Yes, friends, it is once again the week in August dedicated to celebrating the life and commemorating the death of the King of Rock and Roll, Elvis Presley.
With thousands of fans flocking to Memphis for the occasion, Elvis Week is an enormous gathering of the faithful, not that different from the motorcycle riders who are thronging Sturgis, South Dakota this week as well.
One common thread (pun intended) is that both are perfect places to display custom patches. Whether you’re celebrating the King or the Road King, patches give you a way to express yourself.
Biker patches are nothing new, of course. They’re just about everywhere you look in Sturgis, on jackets and vests.
Yet Elvis patches have their own following. The true believers like to wear denim and leather, just like the bikers. And of course, when you’re at Elvis Week in Memphis, Elvis-wear is everywhere.
Then there’s the fact that Presley was a diehard motorcycle enthusiast, and especially a Harley-Davidson fan. He owned more than a dozen Harleys, and other brands as well. So there’s definitely a link between the King and the Road King.
There’s another consideration as well. Although Presley’s image was softened over the years by boy-next-door movie roles and a few questionable song choices, that’s not how he started out.
See, when he first hit the charts in the 1950s, Elvis was dangerous. No, probably not the polite young man from Tupelo himself. But his image was another story.
To the establishment of the time – read parents – Presley’s loud, raucous rock and roll music was a threat. This wasn’t Glenn Miller, baby. This was the sound of change – threatening change. It was the sound of a rebellious generation coming of age. And those hip swivels! Alarm bells clanged in parents’ heads around the nation.
Of course, that goes hand in hand with another development, one that started a few years earlier. Soldiers returning from World War II were buying motorcycles. The loud, flashy machines were a symbol of freedom.
And yet, to the establishment – read parents – they too, represented danger. Especially after the Hollister Riot of 1947, the outlaw biker image became a somewhat inaccurate representation of motorcycle riders everywhere. And what was many bikers’ ride of choice? Harley-Davidson.
Now neither Elvis nor Harley ever quite matched their fearsome image, but the die was cast. To the impressionable youth of America (and their parents), both represented something new, something wild, a revolution of sorts.

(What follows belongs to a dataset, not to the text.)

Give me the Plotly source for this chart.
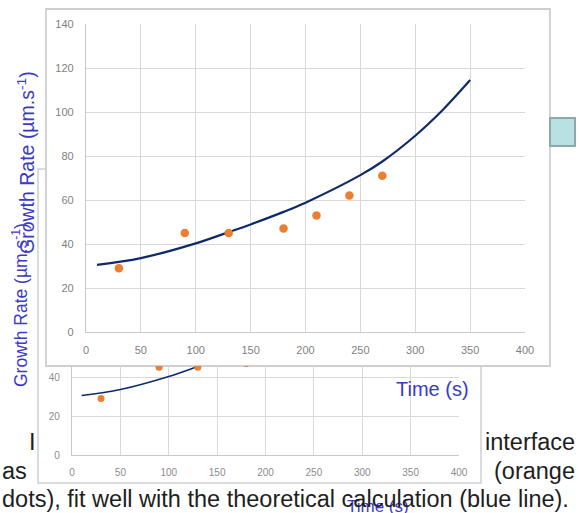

Elvis went on to greater fame, joined the Army, made lots of movies, staged a couple of comebacks. Along the way, Harley-Davidson became the only American motorcycle manufacturer, a position it held for 46 years.
Since his death in 1977, Presley’s Graceland estate has been the center of the universe for fans who gather every August for a celebration of all things Elvis. Similarly, Sturgis is a celebration of all things motorcycle. It’s somehow fitting that both are taking place at the same time.
And of course, as we said, custom patches go with both.